Motif finder

The motif finder searches for a specified nucleotide sequence in the reference genome. The results are displayed as features in two new tracks.

How to run the motif finder#

  1. Select Tools > Find Motif to bring up the motif finder dialog.

  2. Enter the sequence for which to search, using one of following three formats:

    • A sequence of nucleotides.

    • A sequence of nucleotides with IUPAC ambiguity codes.

      • For example, let's say you want to find bacterial promoter upstream elements consisting of 6 adenines (A), followed by a purine (A or G), then any nucleotide (A, C, G, or T), and finally another purine (A or G).

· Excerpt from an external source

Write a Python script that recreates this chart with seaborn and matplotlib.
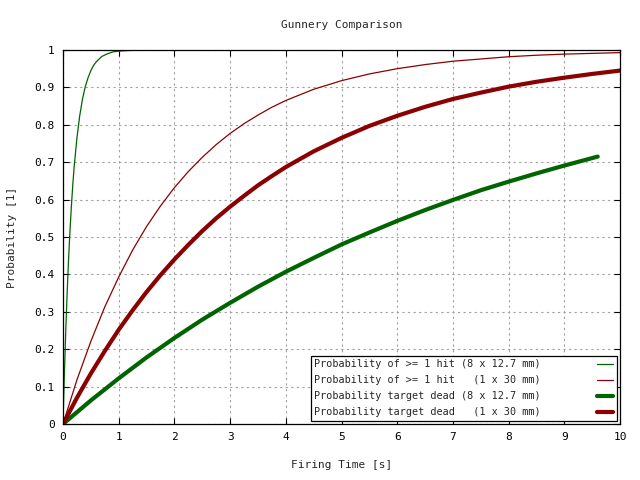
import numpy as np
import matplotlib
matplotlib.use("Agg")
import matplotlib.pyplot as plt
import seaborn as sns

# firing time [s]
t_fast = [0, 0.0125, 0.025, 0.05, 0.075, 0.1, 0.125, 0.15, 0.175, 0.2, 0.25,
          0.3, 0.35, 0.4, 0.45, 0.5, 0.55, 0.6, 0.7, 0.8, 0.9, 1.0, 1.1, 1.25]
t_cannon = [0, 0.25, 0.5, 0.75, 1, 1.25, 1.5, 1.75, 2, 2.25, 2.5, 2.75, 3,
            3.25, 3.5, 3.75, 4, 4.5, 5, 5.5, 6, 6.5, 7, 7.5, 8, 8.5, 9, 9.5, 10]
t_dead_mg = [0, 0.5, 1, 1.5, 2, 2.5, 3, 3.5, 4, 4.5, 5, 5.5, 6, 6.5, 7, 7.5,
             8, 8.5, 9, 9.6]

# probabilities
hit_mg = [0, 0.070, 0.135, 0.252, 0.353, 0.440, 0.516, 0.581, 0.638, 0.687,
          0.765, 0.824, 0.869, 0.902, 0.926, 0.945, 0.959, 0.969, 0.983,
          0.990, 0.995, 0.997, 0.998, 0.999]
hit_cannon = [0, 0.118, 0.221, 0.313, 0.393, 0.465, 0.528, 0.583, 0.632,
              0.675, 0.713, 0.747, 0.777, 0.803, 0.826, 0.847, 0.865, 0.895,
              0.918, 0.936, 0.950, 0.961, 0.970, 0.976, 0.982, 0.986, 0.989,
              0.991, 0.993]
dead_mg = [0, 0.063, 0.122, 0.178, 0.230, 0.279, 0.324, 0.367, 0.407, 0.444,
           0.480, 0.512, 0.543, 0.572, 0.599, 0.625, 0.648, 0.670, 0.691,
           0.715]
dead_cannon = [0, 0.070, 0.135, 0.195, 0.252, 0.304, 0.353, 0.398, 0.440,
               0.479, 0.516, 0.550, 0.581, 0.610, 0.638, 0.663, 0.687, 0.729,
               0.765, 0.797, 0.824, 0.848, 0.869, 0.886, 0.902, 0.915, 0.926,
               0.936, 0.945]

labels = ["Probability of >= 1 hit (8 x 12.7 mm)",
          "Probability of >= 1 hit   (1 x 30 mm)",
          "Probability target dead (8 x 12.7 mm)",
          "Probability target dead   (1 x 30 mm)"]

sns.set_style("ticks")
plt.rcParams['font.family'] = ['DejaVu Sans Mono']
plt.rcParams['font.size'] = 8

fig = plt.figure(figsize=(6.4, 4.8), dpi=100)
ax = fig.add_axes([63 / 640, 1 - 424 / 480, 557 / 640, 374 / 480])

green = "#006400"
red = "#8b0000"
sns.lineplot(x=t_fast, y=hit_mg, ax=ax, color=green, linewidth=0.9, label=labels[0])
sns.lineplot(x=t_cannon, y=hit_cannon, ax=ax, color=red, linewidth=0.9, label=labels[1])
sns.lineplot(x=t_dead_mg, y=dead_mg, ax=ax, color=green, linewidth=3.0, label=labels[2])
sns.lineplot(x=t_cannon, y=dead_cannon, ax=ax, color=red, linewidth=3.0, label=labels[3])

ax.set_xlim(0, 10)
ax.set_ylim(0, 1)
ax.set_xticks(np.arange(0, 11, 1))
ax.set_yticks(np.round(np.arange(0, 1.01, 0.1), 1))
ax.set_yticklabels(["0"] + [f"{v:.1f}" for v in np.arange(0.1, 0.95, 0.1)] + ["1"])
ax.tick_params(direction="in", length=4, width=0.8, top=True, right=True,
               labelsize=8, pad=6, colors="black")
for s in ax.spines.values():
    s.set_visible(True)
    s.set_linewidth(0.9)
    s.set_color("black")
ax.grid(True, color="#a0a0a0", linestyle=(0, (2, 3)), linewidth=0.8)
ax.set_axisbelow(True)

ax.set_title("Gunnery Comparison", fontsize=8, pad=16)
ax.set_xlabel("Firing Time [s]", fontsize=8, labelpad=13)
ax.set_ylabel("Probability [1]", fontsize=8, labelpad=12.5)

leg = ax.legend(loc="lower right", bbox_to_anchor=(0.994, 0.008),
                borderaxespad=0, markerfirst=False, fancybox=False,
                edgecolor="black", framealpha=1, fontsize=7.3,
                handlelength=1.6, handletextpad=5.5, labelspacing=0.6,
                borderpad=0.35)
leg.get_frame().set_linewidth(0.9)

fig.savefig("out.png", dpi=100)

You would enter the sequence "AAAAAARNR".
    • A regular expression that follows Java regex syntax.

      • For example, to find occurrences of the canonical TATA box sequences TATAAAAA, TATATAAA, and TATAAATA, you can enter the regular expression "TATA[AT]A[AT]A". Regular expressions are particularly useful for finding variable length sequences. For example, to search for the sequence TATAAA, optionally followed by any number of additional adenines, enter the regular expression "TATAAA+".
  3. Enter names for the result feature tracks that will show where the sequence matches the positive and negative strands of the reference genome.

    • By default, the results from the positive strand are displayed in blue, and results from the negative strand in red. To change the color, right-click on the feature track and select Change Track Color from the pop-up menu.

Example#

Since we entered a short sequence, it gets a large number of hits. Looking at the results directly upstream of the gene GBP4, we see a match on the positive strand and two on the negative strand.

By default, the search result tracks are displayed in Expanded mode, so you can see overlapping matches.